┏━━

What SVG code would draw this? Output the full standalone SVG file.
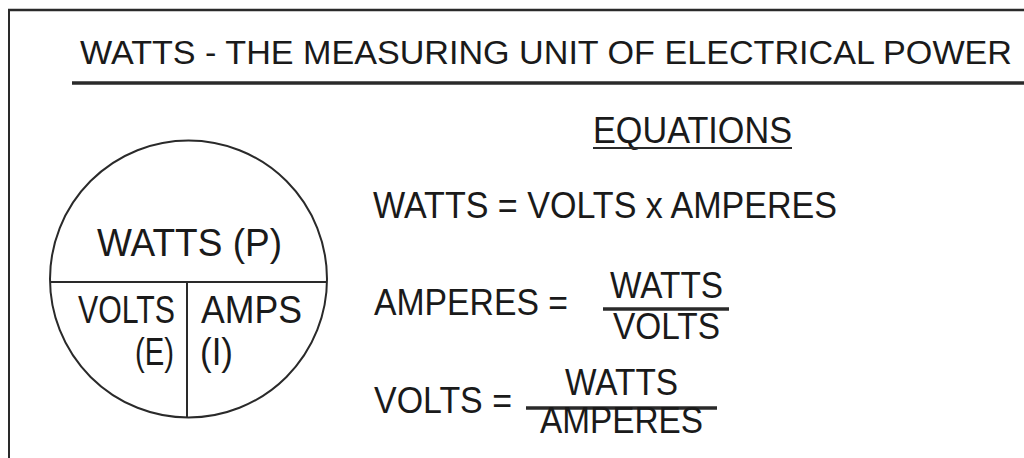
<svg xmlns="http://www.w3.org/2000/svg" width="1024" height="458" viewBox="0 0 1024 458">
<style>
  text { font-family: "Liberation Sans", Arial, sans-serif; fill: #1a1a1a; }
  .hd { font-size: 34px; }
  .eq { font-size: 36px; }
  .ci { font-size: 38px; }
  .ln { stroke: #2a2a2a; fill: none; }
</style>
<rect x="0" y="0" width="1024" height="458" fill="#ffffff"/>
<g id="frame">
  <line class="ln" x1="8" y1="10" x2="1024" y2="10" stroke="#000" stroke-width="2.5"/>
  <line class="ln" x1="9" y1="9" x2="9" y2="458" stroke="#000" stroke-width="2"/>
</g>
<g id="title">
  <text class="hd" x="80" y="64" textLength="932" lengthAdjust="spacingAndGlyphs">WATTS - THE MEASURING UNIT OF ELECTRICAL POWER</text>
  <line class="ln" x1="72" y1="83" x2="1024" y2="83" stroke-width="3.5"/>
</g>
<g id="circle">
  <circle class="ln" cx="188.5" cy="279" r="138.5" stroke-width="2"/>
  <line class="ln" x1="50" y1="282" x2="327" y2="282" stroke-width="2"/>
  <line class="ln" x1="187" y1="282" x2="187" y2="418" stroke-width="2"/>
  <text class="ci" x="97" y="256" textLength="185" lengthAdjust="spacingAndGlyphs">WATTS (P)</text>
  <text class="ci" x="78" y="323" textLength="97" lengthAdjust="spacingAndGlyphs">VOLTS</text>
  <text class="ci" x="201" y="323" textLength="101" lengthAdjust="spacingAndGlyphs">AMPS</text>
  <text class="ci" x="135" y="365" textLength="39" lengthAdjust="spacingAndGlyphs">(E)</text>
  <text class="ci" x="200" y="365" textLength="33" lengthAdjust="spacingAndGlyphs">(I)</text>
</g>
<g id="equations">
  <text class="eq" x="593" y="143" textLength="199" lengthAdjust="spacingAndGlyphs">EQUATIONS</text>
  <line class="ln" x1="593" y1="148" x2="792" y2="148" stroke-width="2"/>
  <text class="eq" x="373" y="218" textLength="464" lengthAdjust="spacingAndGlyphs">WATTS = VOLTS x AMPERES</text>
  <text class="eq" x="374" y="315" textLength="194" lengthAdjust="spacingAndGlyphs">AMPERES =</text>
  <text class="eq" x="610" y="298" textLength="113" lengthAdjust="spacingAndGlyphs">WATTS</text>
  <line class="ln" x1="603" y1="309" x2="729" y2="309" stroke-width="3.5"/>
  <text class="eq" x="613" y="339" textLength="107" lengthAdjust="spacingAndGlyphs">VOLTS</text>
  <text class="eq" x="374" y="413" textLength="138" lengthAdjust="spacingAndGlyphs">VOLTS =</text>
  <text class="eq" x="565" y="395" textLength="113" lengthAdjust="spacingAndGlyphs">WATTS</text>
  <line class="ln" x1="526" y1="408" x2="717" y2="408" stroke-width="3.5"/>
  <text class="eq" x="540" y="433" textLength="163" lengthAdjust="spacingAndGlyphs">AMPERES</text>
</g>
</svg>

┗━━

> Aim of the task
Reproduce every line above as written, skipping pictures.

> Task output
What SVG code would draw this? Output the full standalone SVG file.
<svg xmlns="http://www.w3.org/2000/svg" width="1024" height="458" viewBox="0 0 1024 458">
<style>
  text { font-family: "Liberation Sans", Arial, sans-serif; fill: #1a1a1a; }
  .hd { font-size: 34px; }
  .eq { font-size: 36px; }
  .ci { font-size: 38px; }
  .ln { stroke: #2a2a2a; fill: none; }
</style>
<rect x="0" y="0" width="1024" height="458" fill="#ffffff"/>
<g id="frame">
  <line class="ln" x1="8" y1="10" x2="1024" y2="10" stroke="#000" stroke-width="2.5"/>
  <line class="ln" x1="9" y1="9" x2="9" y2="458" stroke="#000" stroke-width="2"/>
</g>
<g id="title">
  <text class="hd" x="80" y="64" textLength="932" lengthAdjust="spacingAndGlyphs">WATTS - THE MEASURING UNIT OF ELECTRICAL POWER</text>
  <line class="ln" x1="72" y1="83" x2="1024" y2="83" stroke-width="3.5"/>
</g>
<g id="circle">
  <circle class="ln" cx="188.5" cy="279" r="138.5" stroke-width="2"/>
  <line class="ln" x1="50" y1="282" x2="327" y2="282" stroke-width="2"/>
  <line class="ln" x1="187" y1="282" x2="187" y2="418" stroke-width="2"/>
  <text class="ci" x="97" y="256" textLength="185" lengthAdjust="spacingAndGlyphs">WATTS (P)</text>
  <text class="ci" x="78" y="323" textLength="97" lengthAdjust="spacingAndGlyphs">VOLTS</text>
  <text class="ci" x="201" y="323" textLength="101" lengthAdjust="spacingAndGlyphs">AMPS</text>
  <text class="ci" x="135" y="365" textLength="39" lengthAdjust="spacingAndGlyphs">(E)</text>
  <text class="ci" x="200" y="365" textLength="33" lengthAdjust="spacingAndGlyphs">(I)</text>
</g>
<g id="equations">
  <text class="eq" x="593" y="143" textLength="199" lengthAdjust="spacingAndGlyphs">EQUATIONS</text>
  <line class="ln" x1="593" y1="148" x2="792" y2="148" stroke-width="2"/>
  <text class="eq" x="373" y="218" textLength="464" lengthAdjust="spacingAndGlyphs">WATTS = VOLTS x AMPERES</text>
  <text class="eq" x="374" y="315" textLength="194" lengthAdjust="spacingAndGlyphs">AMPERES =</text>
  <text class="eq" x="610" y="298" textLength="113" lengthAdjust="spacingAndGlyphs">WATTS</text>
  <line class="ln" x1="603" y1="309" x2="729" y2="309" stroke-width="3.5"/>
  <text class="eq" x="613" y="339" textLength="107" lengthAdjust="spacingAndGlyphs">VOLTS</text>
  <text class="eq" x="374" y="413" textLength="138" lengthAdjust="spacingAndGlyphs">VOLTS =</text>
  <text class="eq" x="565" y="395" textLength="113" lengthAdjust="spacingAndGlyphs">WATTS</text>
  <line class="ln" x1="526" y1="408" x2="717" y2="408" stroke-width="3.5"/>
  <text class="eq" x="540" y="433" textLength="163" lengthAdjust="spacingAndGlyphs">AMPERES</text>
</g>
</svg>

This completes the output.